Twenty-One Saudi Cadets Sent Home From U.S. After Deadly Attack
(Bloomberg) -- Saudi Arabia is removing 21 cadets from military training in the U.S. after an FBI investigation into the shooting rampage that killed three sailors last month at the Naval Air Station in Pensacola, Florida, Attorney General William Barr said.
Barr said Monday that investigators found 17 of the cadets “had social media containing some jihadi or anti-American content” but that “there was no evidence of any affiliation or involvement with any terrorist activity or group.”
The attorney general announced findings of an extensive FBI investigation into the shooting attack by Mohammed Alshamrani, a 21-year-old 2nd Lieutenant in the Royal Saudi Air Force.

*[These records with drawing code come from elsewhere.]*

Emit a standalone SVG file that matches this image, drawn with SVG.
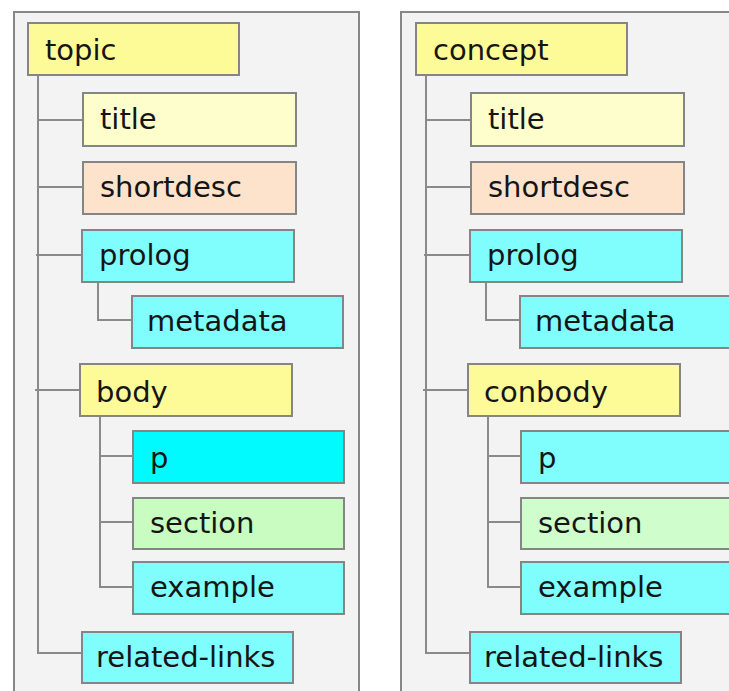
<svg xmlns="http://www.w3.org/2000/svg" width="729" height="691" viewBox="0 0 729 691">
<style>
.panel{fill:#f3f3f3;stroke:#888;stroke-width:2}
.box{stroke:#858585;stroke-width:2}
.y{fill:#fdfb97}
.ly{fill:#fefdcc}
.pe{fill:#fde2cc}
.c{fill:#80fdfd}
.bc{fill:#00fafd}
.g{fill:#c8fcc0}
.lg{fill:#d0fdcc}
text{font-family:"DejaVu Sans","Liberation Sans",sans-serif;font-size:29px;fill:#151515}
.conn path{fill:none;stroke:#8a8a8a;stroke-width:2}
</style>
<rect width="729" height="691" fill="#ffffff"/>
<rect class="panel" x="14" y="12" width="345" height="700"/>
<rect class="panel" x="401" y="12" width="345" height="700"/>

<g class="conn" id="connectors-left">
<path d="M38 75V653H82"/>
<path d="M38 120H83"/>
<path d="M38 187H83"/>
<path d="M36 255H82"/>
<path d="M35 390H80"/>
<path d="M98 282V320H132"/>
<path d="M100 416V587H133"/>
<path d="M100 456H133"/>
<path d="M99 522H133"/>
</g>
<g class="conn" id="connectors-right">
<path d="M426 75V653H470"/>
<path d="M426 120H471"/>
<path d="M426 187H471"/>
<path d="M424 255H470"/>
<path d="M423 390H468"/>
<path d="M486 282V320H520"/>
<path d="M488 416V587H521"/>
<path d="M488 456H521"/>
<path d="M487 522H521"/>
</g>

<g id="topic"><rect class="box y" x="28" y="23" width="211" height="52"/><text x="45" y="60">topic</text></g>
<g id="title-l"><rect class="box ly" x="83" y="93" width="213" height="53"/><text x="100" y="129">title</text></g>
<g id="shortdesc-l"><rect class="box pe" x="83" y="162" width="213" height="52"/><text x="100" y="197">shortdesc</text></g>
<g id="prolog-l"><rect class="box c" x="82" y="230" width="212" height="52"/><text x="99" y="265">prolog</text></g>
<g id="metadata-l"><rect class="box c" x="132" y="296" width="211" height="52"/><text x="147" y="331">metadata</text></g>
<g id="body-l"><rect class="box y" x="80" y="364" width="212" height="52"/><text x="96" y="402">body</text></g>
<g id="p-l"><rect class="box bc" x="133" y="431" width="211" height="52"/><text x="150" y="468">p</text></g>
<g id="section-l"><rect class="box g" x="133" y="498" width="211" height="51"/><text x="150" y="533">section</text></g>
<g id="example-l"><rect class="box c" x="133" y="562" width="211" height="52"/><text x="150" y="597">example</text></g>
<g id="related-links-l"><rect class="box c" x="82" y="632" width="211" height="51"/><text x="96" y="667">related-links</text></g>

<g id="concept"><rect class="box y" x="416" y="23" width="211" height="52"/><text x="433" y="60">concept</text></g>
<g id="title-r"><rect class="box ly" x="471" y="93" width="213" height="53"/><text x="488" y="129">title</text></g>
<g id="shortdesc-r"><rect class="box pe" x="471" y="162" width="213" height="52"/><text x="488" y="197">shortdesc</text></g>
<g id="prolog-r"><rect class="box c" x="470" y="230" width="212" height="52"/><text x="487" y="265">prolog</text></g>
<g id="metadata-r"><rect class="box c" x="520" y="296" width="211" height="52"/><text x="535" y="331">metadata</text></g>
<g id="conbody"><rect class="box y" x="468" y="364" width="212" height="52"/><text x="484" y="402">conbody</text></g>
<g id="p-r"><rect class="box c" x="521" y="431" width="211" height="52"/><text x="538" y="468">p</text></g>
<g id="section-r"><rect class="box lg" x="521" y="498" width="211" height="51"/><text x="538" y="533">section</text></g>
<g id="example-r"><rect class="box c" x="521" y="562" width="211" height="52"/><text x="538" y="597">example</text></g>
<g id="related-links-r"><rect class="box c" x="470" y="632" width="211" height="51"/><text x="484" y="667">related-links</text></g>
</svg>
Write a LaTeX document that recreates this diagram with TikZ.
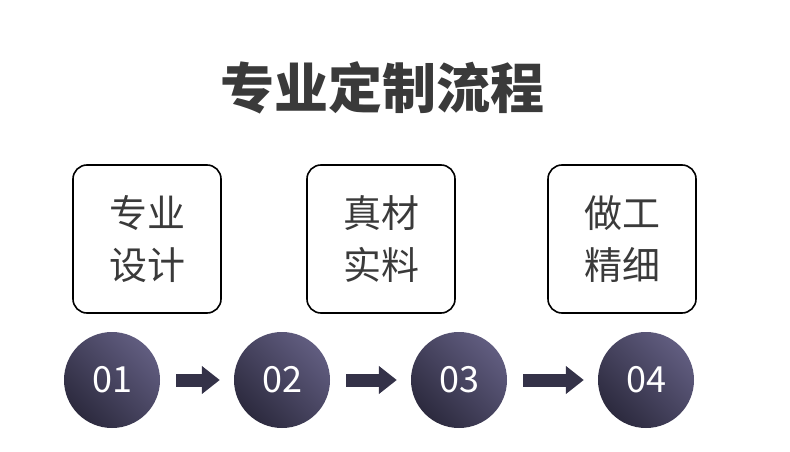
\documentclass[tikz,border=0pt]{standalone}
\usepackage{fontspec}
\newfontfamily\cjk{Noto Sans CJK SC}
\usetikzlibrary{arrows.meta}
\definecolor{ballhi}{HTML}{615D80}
\definecolor{balllo}{HTML}{2C2A3E}
\definecolor{titlegray}{HTML}{3A3A3A}
\begin{document}
\begin{tikzpicture}[x=1pt,y=-1pt,
    stepbox/.style={draw=black,line width=1.6pt,rounded corners=14pt,minimum width=148pt,minimum height=148pt,font=\cjk\fontsize{38}{52}\selectfont,text=titlegray,align=center},
    ball/.style={circle,minimum size=96pt,inner sep=0pt,left color=ballhi,right color=balllo,shading angle=-45,text=white,font=\cjk\fontsize{36}{40}\selectfont},
    flow/.style={line width=13pt,draw=balllo!85!ballhi,-{Triangle[width=27pt 0,length=18pt 0]},shorten <=16pt,shorten >=14pt}]
\useasboundingbox (0,0) rectangle (790,452);
\node[font=\cjk\bfseries\fontsize{54}{60}\selectfont,text=titlegray] (title) at (382,88) {专业定制流程};
% boxes
\node[stepbox] (box1) at (147,239) {专业\\设计};
\node[stepbox] (box2) at (381,239) {真材\\实料};
\node[stepbox] (box3) at (622,239) {做工\\精细};
% numbered balls
\node[ball] (num1) at (112,380) {01};
\node[ball] (num2) at (282,380) {02};
\node[ball] (num3) at (459,380) {03};
\node[ball] (num4) at (646,380) {04};
\draw[flow] (num1) -- (num2);
\draw[flow] (num2) -- (num3);
\draw[flow] (num3) -- (num4);
\end{tikzpicture}
\end{document}
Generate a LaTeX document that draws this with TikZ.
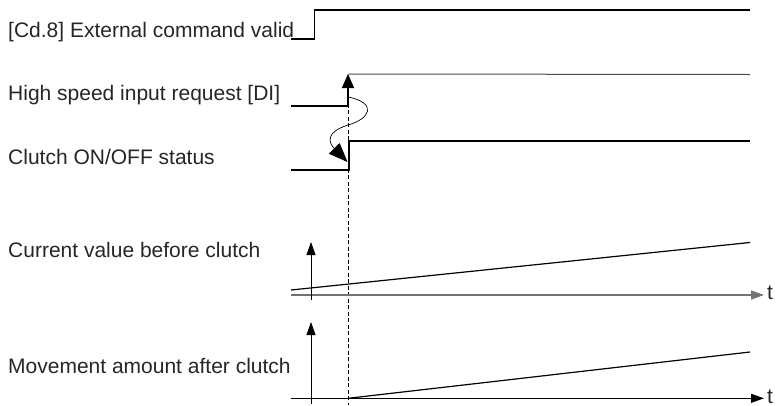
\documentclass[tikz,border=0pt]{standalone}
\usepackage{fontspec}
\setmainfont{Liberation Sans}
\usetikzlibrary{positioning, arrows.meta}
\tikzset{
    label_style/.style={
        anchor=base west,     % 文字以基线左端定位
        inner sep=0pt,
        text=black!85,
        font=\fontsize{21}{24}\selectfont
    },
    signal_style/.style={
        line width=1.7pt,     % 信号波形加粗
        line join=miter
    },
    thin_style/.style={
        line width=1pt,
        draw=black!70
    },
    edge_arrow/.style={
        -{Triangle[length=14pt,width=12pt]},
        line width=1.7pt
    },
    axis_style/.style={
        -{Triangle[length=13pt,width=9pt]},
        line width=0.9pt
    },
    wave_style/.style={
        -{Triangle[length=19pt,width=15pt]},
        line width=0.7pt
    }
}

\begin{document}
\begin{tikzpicture}[x=1pt, y=-1pt]
    \useasboundingbox (0,0) rectangle (777,405);
    % 1. 左侧信号名称
    \node[label_style] (cmd) at (8,37.3) {[Cd.8] External command valid};
    \node[label_style] (hsi) at (8,100)  {High speed input request [DI]};
    \node[label_style] (clu) at (8,164.5) {Clutch ON/OFF status};
    \node[label_style] (cur) at (8,257)  {Current value before clutch};
    \node[label_style] (mov) at (8,373)  {Movement amount after clutch};

    % 2. 波形的关键点
    \coordinate (cmd_lo) at (291,39.3);
    \coordinate (cmd_up) at (314.5,10);
    \coordinate (cmd_end) at (750,10);
    \coordinate (hsi_lo) at (291,106);
    \coordinate (hsi_edge) at (348,106);
    \coordinate (hsi_up) at (348,74);
    \coordinate (hsi_end) at (750,74.5);
    \coordinate (clu_lo) at (291,170);
    \coordinate (clu_up) at (349,141);
    \coordinate (clu_end) at (750,141);

    % 3. 绘制波形
    \draw[signal_style] (cmd_lo) -| (cmd_up) -- (cmd_end);        % 外部指令有效
    \draw[signal_style] (hsi_lo) -- (hsi_edge);                    % 高速输入请求 (低)
    \draw[edge_arrow] (hsi_edge) -- (hsi_up);                      % 上升沿箭头
    \draw[thin_style] (hsi_up) -- (hsi_end);                       % 高速输入请求 (高)
    \draw[signal_style] (clu_lo) -| (clu_up) -- (clu_end);         % 离合器状态

    % 4. 虚线与波浪箭头
    \coordinate (dash_top) at (348,97);
    \coordinate (dash_bot) at (348,405);
    \draw[dashed, line width=0.8pt, dash pattern=on 4pt off 2.5pt] (dash_top) -- (dash_bot);
    \coordinate (wave_end) at (347.5,162);
    \draw[wave_style] (dash_top) .. controls (378,103) and (370,119) .. (348,125)
        .. controls (326,132) and (328,142) .. (wave_end);

    % 5. 当前值坐标轴
    \node[label_style] (t_cur) at (767,299.5) {t};
    \coordinate (cur_o) at (291,295);
    \coordinate (cur_t) at (764,295);
    \coordinate (cur_y0) at (311,300);
    \coordinate (cur_y1) at (311,242);
    \draw[axis_style, draw=black!55, line width=1.3pt] (cur_o) -- (cur_t);
    \draw[axis_style] (cur_y0) -- (cur_y1);
    \coordinate (cur_a) at (291,290);
    \coordinate (cur_b) at (750,242.5);
    \draw[line width=1.2pt] (cur_a) -- (cur_b);

    % 6. 移动量坐标轴
    \node[label_style] (t_mov) at (767,403) {t};
    \coordinate (mov_o) at (291,398.3);
    \coordinate (mov_t) at (764,398.3);
    \coordinate (mov_y0) at (311,404);
    \coordinate (mov_y1) at (311,322);
    \draw[axis_style] (mov_o) -- (mov_t);
    \draw[axis_style] (mov_y0) -- (mov_y1);
    \coordinate (mov_b) at (750,352);
    \draw[line width=1.2pt] (hsi_edge |- mov_o) -- (mov_b);
\end{tikzpicture}
\end{document}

“This was an act of terrorism,” Barr said at a press conference in Washington on Monday. “The evidence shows that the shooter was motivate by jihadist ideology.”
Investigators didn’t find evidence that other members of the Saudi military or any foreign nationals in the U.S. assisted in the Pensacola attack or had advance knowledge of it, Barr said.
But the attack raised questions about the adequacy of screening for foreign trainees, and Barr said vetting is being improved for military trainees from all countries.
President Donald Trump has made the U.S. partnership with Saudi Arabia a centerpiece of his foreign policy, but critics of the kingdom have long faulted its past alliance with a hard-line Sunni branch of Islam. Fifteen of the 19 hijackers in the terrorist attacks on Sept. 11, 2001 were Saudis.
Barr said Saudi Arabia “gave complete and total support” to the investigation into the Pensacola killings and ordered all of its trainees to cooperate.
In addition to jihadist content, Barr said 15 of the trainees “had some kind of contact with child pornography.”
“While one of these individuals had a significant number of such images, all the rest had one or two images, in most cases posted in a chat room by someone else or received over social media,” Barr said.
The Federal Bureau of Investigation also is pressing Apple Inc. to help access data on iPhones that belonged to Alshamrani. In a continuation of a running fight between the Justice Department and Apple, Barr said the company hasn’t given investigators assistance they need.
Barr was referring specifically to help accessing data on the phones, Justice Department spokeswoman Kerri Kupec said. “They have yet to tell us whether they have the ability to get into the phones themselves,” Kupec said.